Сказать «Горшочек, не вари» по отношению к циклу Юлии Яковлевой было бы слишком грубым. Автор работает над темой, находит своего издателя… Но от четвертой повести у читателя остаются одни междометия. У конкретного читателя, который доверчиво ждет, чем же завершилось возвращение главных героев в освобожденный Ленинград.
В 1944 году город живет не нарядной, но всё же спокойной жизнью. Яковлева рисует патетические картины восстанавливаемого Петергофа. Но как-то не слишком резко, будто зная, что дворцы и фонтаны возродятся и вновь засверкают своим великолепием. Персонажи этого знать не могут, поэтому сочувственно вытаскивают золоченых Самсонов из земли так, будто участвуют в колхозной страде.
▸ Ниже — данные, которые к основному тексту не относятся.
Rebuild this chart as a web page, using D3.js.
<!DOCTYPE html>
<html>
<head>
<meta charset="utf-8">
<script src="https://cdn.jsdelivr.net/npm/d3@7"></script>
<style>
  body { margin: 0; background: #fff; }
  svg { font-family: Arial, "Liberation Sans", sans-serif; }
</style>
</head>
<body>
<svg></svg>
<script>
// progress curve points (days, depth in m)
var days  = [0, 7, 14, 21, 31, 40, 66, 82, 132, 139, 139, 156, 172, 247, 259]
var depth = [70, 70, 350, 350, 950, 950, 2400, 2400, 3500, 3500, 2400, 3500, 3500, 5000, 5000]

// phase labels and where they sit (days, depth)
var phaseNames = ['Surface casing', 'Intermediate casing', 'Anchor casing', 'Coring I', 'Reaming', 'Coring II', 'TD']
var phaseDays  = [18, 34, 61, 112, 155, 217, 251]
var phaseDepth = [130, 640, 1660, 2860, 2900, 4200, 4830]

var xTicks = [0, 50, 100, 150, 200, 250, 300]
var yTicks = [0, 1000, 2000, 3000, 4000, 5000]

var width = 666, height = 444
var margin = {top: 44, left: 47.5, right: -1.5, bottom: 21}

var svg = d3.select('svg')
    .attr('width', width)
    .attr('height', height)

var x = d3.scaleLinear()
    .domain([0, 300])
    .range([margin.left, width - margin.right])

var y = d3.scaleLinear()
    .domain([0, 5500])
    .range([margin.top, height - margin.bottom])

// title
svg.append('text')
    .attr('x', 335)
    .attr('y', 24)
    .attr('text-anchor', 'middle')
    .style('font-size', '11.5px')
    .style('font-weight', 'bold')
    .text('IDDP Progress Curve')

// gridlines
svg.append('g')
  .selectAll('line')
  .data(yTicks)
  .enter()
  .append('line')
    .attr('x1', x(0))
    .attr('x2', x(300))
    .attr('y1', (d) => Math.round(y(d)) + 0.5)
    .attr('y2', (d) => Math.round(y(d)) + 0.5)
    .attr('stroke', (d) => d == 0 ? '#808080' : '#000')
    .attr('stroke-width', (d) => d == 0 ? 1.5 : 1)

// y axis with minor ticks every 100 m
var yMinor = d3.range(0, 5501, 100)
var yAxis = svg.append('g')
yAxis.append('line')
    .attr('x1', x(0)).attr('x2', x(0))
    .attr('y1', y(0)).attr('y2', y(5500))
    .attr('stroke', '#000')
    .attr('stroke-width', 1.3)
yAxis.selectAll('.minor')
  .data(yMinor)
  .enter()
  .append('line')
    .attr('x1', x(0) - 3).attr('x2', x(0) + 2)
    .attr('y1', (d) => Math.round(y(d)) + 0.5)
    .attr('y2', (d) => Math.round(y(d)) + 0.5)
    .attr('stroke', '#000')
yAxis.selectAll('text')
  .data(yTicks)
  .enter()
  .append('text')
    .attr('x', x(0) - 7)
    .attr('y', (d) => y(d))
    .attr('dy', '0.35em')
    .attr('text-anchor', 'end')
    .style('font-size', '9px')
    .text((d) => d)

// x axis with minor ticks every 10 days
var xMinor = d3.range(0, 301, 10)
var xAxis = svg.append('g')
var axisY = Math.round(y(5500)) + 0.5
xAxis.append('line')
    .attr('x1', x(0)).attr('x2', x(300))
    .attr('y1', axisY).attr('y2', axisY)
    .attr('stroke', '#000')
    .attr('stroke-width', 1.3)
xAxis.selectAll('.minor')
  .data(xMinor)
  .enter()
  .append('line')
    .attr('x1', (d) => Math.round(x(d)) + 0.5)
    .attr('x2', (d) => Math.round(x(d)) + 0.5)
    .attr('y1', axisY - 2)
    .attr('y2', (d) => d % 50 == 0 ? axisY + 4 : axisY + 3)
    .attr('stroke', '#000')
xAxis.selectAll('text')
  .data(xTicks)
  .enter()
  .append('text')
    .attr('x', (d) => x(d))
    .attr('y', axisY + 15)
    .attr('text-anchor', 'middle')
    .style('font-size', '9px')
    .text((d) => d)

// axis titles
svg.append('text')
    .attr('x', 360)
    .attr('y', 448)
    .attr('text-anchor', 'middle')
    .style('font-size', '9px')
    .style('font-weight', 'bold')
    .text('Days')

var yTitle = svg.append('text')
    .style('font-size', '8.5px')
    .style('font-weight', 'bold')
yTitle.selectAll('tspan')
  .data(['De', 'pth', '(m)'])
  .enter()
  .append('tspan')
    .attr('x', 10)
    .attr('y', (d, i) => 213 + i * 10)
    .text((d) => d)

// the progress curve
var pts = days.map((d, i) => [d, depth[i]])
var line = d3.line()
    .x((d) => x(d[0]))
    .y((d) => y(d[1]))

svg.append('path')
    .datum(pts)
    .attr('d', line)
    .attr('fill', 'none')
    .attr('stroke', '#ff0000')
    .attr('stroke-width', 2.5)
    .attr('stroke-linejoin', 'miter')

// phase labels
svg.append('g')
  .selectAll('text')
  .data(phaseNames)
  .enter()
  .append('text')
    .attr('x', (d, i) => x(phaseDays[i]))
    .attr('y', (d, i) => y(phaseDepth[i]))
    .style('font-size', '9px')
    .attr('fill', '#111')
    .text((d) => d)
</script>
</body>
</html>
А Шурка сопротивляется школьной системе и тоскует по пропавшей сестре. Как-то непоследовательно Яковлева забывает разгромить советский строй. В первой книге у нее шагали зомбированные пионеры, в третьей – маялись от докучной пустопорожности школьники в эвакуации. А тут по-строевому грубый, но безобидный физрук, проницательная и мягкосердечная, интеллигентная директор да карикатурная завуч. Такие до идиотизма идеологически загипсованные Елены Петровны действительно встречались и встречаются в любой системе. Писательница даже не постеснялась поиздеваться над ее внешностью, слепив неуклюжее, нелепое существо, ударив по самым больным женским местам. Сказка всё стерпит?
И милиционеры тут какие-то адекватные. Да, мир остается жестким, недружелюбным, но вполне объяснимым без всякой пропагандисткой идеологической подоплеки. Зато фантастическая чертовщинка, подкупавшая своим безудержным сюрреализмом в начале, засбоила и сдулась.
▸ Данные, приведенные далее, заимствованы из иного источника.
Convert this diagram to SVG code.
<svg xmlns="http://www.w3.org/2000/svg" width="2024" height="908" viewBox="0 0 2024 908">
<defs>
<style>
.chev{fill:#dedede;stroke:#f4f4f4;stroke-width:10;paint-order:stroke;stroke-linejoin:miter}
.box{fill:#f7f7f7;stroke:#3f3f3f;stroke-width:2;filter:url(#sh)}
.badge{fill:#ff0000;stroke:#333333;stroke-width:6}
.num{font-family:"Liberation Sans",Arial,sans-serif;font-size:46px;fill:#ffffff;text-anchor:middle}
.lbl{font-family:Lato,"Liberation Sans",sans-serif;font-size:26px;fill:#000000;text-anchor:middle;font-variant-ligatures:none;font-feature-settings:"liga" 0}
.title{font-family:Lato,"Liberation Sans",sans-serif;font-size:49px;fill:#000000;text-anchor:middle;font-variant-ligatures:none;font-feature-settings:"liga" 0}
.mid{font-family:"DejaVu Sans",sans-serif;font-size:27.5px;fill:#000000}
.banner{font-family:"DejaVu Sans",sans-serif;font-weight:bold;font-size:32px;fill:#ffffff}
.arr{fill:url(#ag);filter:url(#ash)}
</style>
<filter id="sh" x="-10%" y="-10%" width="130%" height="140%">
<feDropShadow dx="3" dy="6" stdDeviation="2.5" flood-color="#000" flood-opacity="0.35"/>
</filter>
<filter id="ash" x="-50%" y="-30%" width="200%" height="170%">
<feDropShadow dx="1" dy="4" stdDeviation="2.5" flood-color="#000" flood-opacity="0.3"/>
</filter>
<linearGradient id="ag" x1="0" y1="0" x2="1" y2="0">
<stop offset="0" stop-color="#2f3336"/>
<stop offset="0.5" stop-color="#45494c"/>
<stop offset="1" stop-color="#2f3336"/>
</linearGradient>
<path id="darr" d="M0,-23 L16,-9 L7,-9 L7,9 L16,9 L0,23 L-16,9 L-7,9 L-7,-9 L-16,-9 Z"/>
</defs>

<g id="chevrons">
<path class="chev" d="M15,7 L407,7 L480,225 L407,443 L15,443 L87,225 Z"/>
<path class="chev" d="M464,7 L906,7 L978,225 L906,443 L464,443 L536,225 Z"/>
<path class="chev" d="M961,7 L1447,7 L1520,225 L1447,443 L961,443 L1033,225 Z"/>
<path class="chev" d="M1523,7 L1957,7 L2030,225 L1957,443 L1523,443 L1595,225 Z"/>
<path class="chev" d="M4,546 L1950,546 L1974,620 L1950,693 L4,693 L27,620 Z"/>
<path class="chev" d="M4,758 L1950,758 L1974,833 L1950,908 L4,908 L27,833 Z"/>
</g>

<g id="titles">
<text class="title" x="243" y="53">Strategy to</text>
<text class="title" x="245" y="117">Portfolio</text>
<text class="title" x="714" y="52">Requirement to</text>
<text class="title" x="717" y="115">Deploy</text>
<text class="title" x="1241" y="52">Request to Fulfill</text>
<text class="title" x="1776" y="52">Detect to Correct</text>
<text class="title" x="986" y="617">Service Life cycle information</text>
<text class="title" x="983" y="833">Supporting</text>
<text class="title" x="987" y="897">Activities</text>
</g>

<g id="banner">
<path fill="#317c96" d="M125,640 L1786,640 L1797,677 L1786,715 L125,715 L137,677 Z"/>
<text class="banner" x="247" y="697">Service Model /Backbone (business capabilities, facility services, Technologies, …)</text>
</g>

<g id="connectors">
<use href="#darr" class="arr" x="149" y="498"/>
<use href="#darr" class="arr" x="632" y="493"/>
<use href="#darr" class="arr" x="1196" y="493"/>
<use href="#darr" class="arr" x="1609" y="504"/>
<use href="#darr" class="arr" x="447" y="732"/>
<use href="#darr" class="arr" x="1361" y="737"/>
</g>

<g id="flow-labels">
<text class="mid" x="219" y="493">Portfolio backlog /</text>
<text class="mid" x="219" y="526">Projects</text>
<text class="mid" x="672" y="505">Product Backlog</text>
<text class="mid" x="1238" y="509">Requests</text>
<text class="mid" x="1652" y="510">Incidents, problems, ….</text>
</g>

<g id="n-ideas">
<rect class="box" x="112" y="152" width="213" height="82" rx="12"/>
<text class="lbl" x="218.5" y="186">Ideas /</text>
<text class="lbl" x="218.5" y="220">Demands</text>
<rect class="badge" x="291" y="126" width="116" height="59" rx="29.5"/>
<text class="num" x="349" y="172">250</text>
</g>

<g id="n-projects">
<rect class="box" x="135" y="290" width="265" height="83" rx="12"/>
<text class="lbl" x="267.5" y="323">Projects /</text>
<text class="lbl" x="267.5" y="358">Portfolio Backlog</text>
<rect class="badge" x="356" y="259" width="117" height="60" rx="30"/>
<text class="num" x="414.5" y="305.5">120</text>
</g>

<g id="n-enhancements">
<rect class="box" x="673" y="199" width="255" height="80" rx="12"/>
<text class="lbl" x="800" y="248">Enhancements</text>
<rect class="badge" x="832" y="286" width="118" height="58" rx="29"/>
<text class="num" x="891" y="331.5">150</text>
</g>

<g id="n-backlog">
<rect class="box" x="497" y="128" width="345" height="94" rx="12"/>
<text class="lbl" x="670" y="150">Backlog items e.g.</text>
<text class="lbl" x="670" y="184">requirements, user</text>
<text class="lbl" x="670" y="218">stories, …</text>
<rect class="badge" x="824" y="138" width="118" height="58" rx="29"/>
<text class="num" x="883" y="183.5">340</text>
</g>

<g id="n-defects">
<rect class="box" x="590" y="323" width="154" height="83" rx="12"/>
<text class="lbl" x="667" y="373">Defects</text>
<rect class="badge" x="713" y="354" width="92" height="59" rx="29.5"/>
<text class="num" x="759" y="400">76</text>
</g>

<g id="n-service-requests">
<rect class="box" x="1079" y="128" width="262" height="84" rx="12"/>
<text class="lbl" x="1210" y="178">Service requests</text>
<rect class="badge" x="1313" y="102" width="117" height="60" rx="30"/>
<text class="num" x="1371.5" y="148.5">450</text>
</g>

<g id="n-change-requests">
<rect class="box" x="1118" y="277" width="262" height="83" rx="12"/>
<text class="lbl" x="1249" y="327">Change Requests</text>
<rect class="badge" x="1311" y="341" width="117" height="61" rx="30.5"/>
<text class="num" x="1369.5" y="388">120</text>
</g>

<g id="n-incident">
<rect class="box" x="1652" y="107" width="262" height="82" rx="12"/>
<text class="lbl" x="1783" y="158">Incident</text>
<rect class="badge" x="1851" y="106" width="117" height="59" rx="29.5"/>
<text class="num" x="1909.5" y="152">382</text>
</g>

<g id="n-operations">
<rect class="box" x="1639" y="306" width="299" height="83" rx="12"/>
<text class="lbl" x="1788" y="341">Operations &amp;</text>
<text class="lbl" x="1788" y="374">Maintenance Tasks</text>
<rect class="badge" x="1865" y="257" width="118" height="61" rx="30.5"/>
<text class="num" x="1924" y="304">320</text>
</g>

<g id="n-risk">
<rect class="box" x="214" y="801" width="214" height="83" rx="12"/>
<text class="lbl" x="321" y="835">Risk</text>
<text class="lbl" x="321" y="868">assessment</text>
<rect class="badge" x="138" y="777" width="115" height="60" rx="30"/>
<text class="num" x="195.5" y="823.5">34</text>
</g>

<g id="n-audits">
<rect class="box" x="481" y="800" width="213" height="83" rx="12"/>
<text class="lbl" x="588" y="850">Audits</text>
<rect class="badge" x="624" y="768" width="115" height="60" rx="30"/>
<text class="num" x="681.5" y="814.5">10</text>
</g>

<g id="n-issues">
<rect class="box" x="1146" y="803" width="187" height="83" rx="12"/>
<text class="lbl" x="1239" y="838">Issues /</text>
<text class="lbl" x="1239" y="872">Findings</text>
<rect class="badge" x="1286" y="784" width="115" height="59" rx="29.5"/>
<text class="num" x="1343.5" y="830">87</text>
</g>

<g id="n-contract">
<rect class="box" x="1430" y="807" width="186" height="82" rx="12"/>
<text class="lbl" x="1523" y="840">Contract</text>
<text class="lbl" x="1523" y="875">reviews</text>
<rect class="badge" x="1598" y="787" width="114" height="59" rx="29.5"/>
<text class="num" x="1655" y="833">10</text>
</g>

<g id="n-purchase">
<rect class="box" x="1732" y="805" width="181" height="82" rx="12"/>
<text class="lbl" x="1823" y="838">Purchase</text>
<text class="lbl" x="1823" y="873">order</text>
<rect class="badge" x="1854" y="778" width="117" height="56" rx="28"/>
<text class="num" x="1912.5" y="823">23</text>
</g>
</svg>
Яковлева попыталась продолжить использование фантастического механизма с путешествиями через картины, но на маленького Бобку с задатками уличной шпаны просто не хватило печатного места, сюжет оборвался. Приключения Шурки в ночном Ленинграде с ожившими хищными сфинксами отдают дешевым слэшером. Зато демоническая загадочность Майора (он же Король игрушек) во второй половине повести слизана с визионерства Джима Джармуша и его кинематографических персонажей. Да и вообще, побег Шурки в поисках сестры с увязавшимися за ним немой девочкой Сарой и туповатой учительницей похож на типовой подростковый иностранный фильмец без особого оригинального смысла.
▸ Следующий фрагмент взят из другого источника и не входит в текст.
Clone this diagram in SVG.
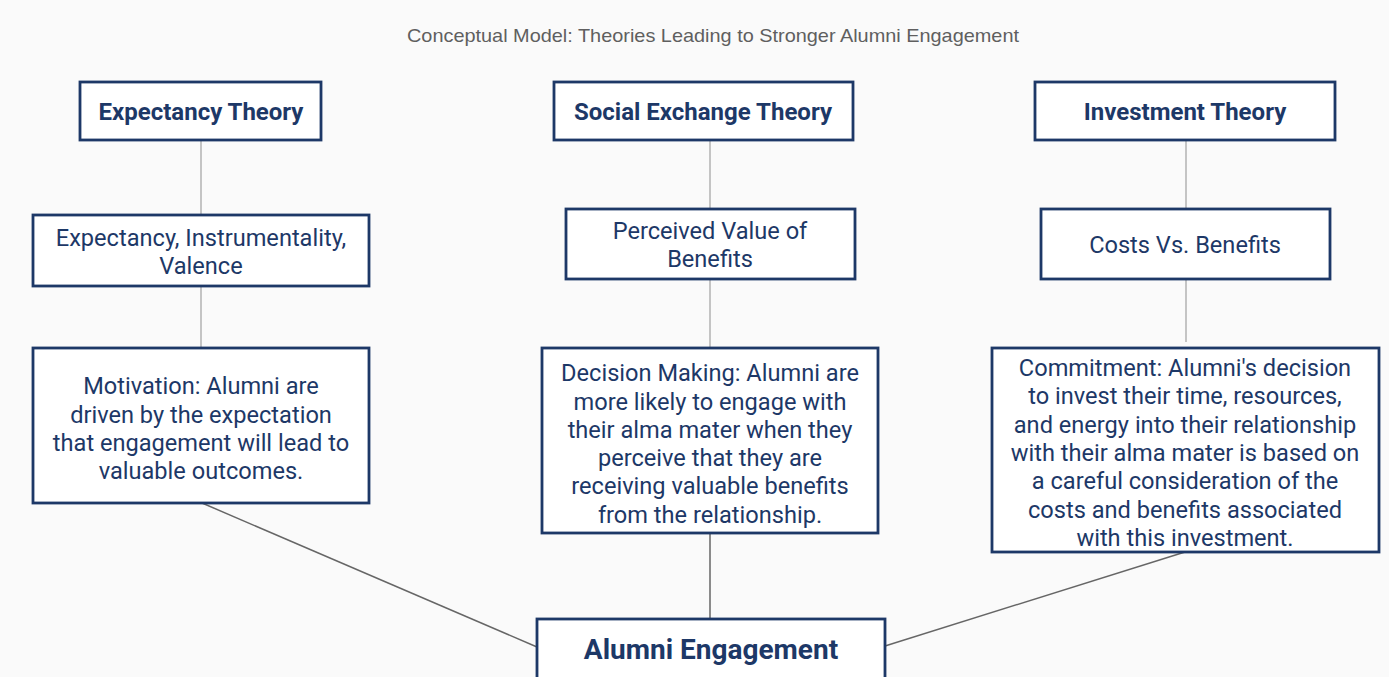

С Таней тоже происходит полная фигня. Герои цикла фактически не столкнулись с войной как боями. Были блокадный голод и бомбежки, эвакуация, но не фронт. И тут Яковлева решила заполнить пробел. Не успела Таня из кошки вновь стать девушкой, как угодила в подвал и от созерцания останков погибшей еврейской девочки так прониклась праведным гневом, что рвется на фронт. И повторяет судьбу многих реальных героинь – из-за возраста ее не берут, но хитрость и упорство торжествуют. Взяв им погибшей, она преображается. А дальше Таню ждут приключения как в бездарном отечественном современном фильме о войне. Тяжелый труд в санитарном вагоне, девичьи трогательные мечты о мирной жизни. Вплоть до оборванного финала с кучей трупов и супергеройским крошением фашистов в одиночку.
Невнятный, вымученный сюжет без всякой перспективы нашпигован чудовищными стилистическими экзерсисами. «Взгляд пролетел сквозь нее, как сквозь игольное ушко», «выпрыгнула соседка на твердую банальную почву разговора ни о чем», «мокро шипят шаги». Юлия Яковлева старается изобретать красивости, но в этой вычурности чувствуешь лишь неловкость. Будто взрослый задает упражнения детям на сочинение метафор, а те лениво сопротивляются. Как Бобка, которому никак не выучить осточертевшее и непонятное стихотворение Пушкина.
В финале повести оставлен сериальный клиффхэнгер, поскольку книг задумано пять. Конечно, интересно, размажет ли Таню летящий в нее рой пуль-пчел. Спасется ли Бобка, нарушивший правила потустороннего мира. Да и какую игру ведет Майор, собравший в себе все штампы советского злодея-стиляги-шпиона… Но смысл исторически травматичных декораций уже фактически утрачен.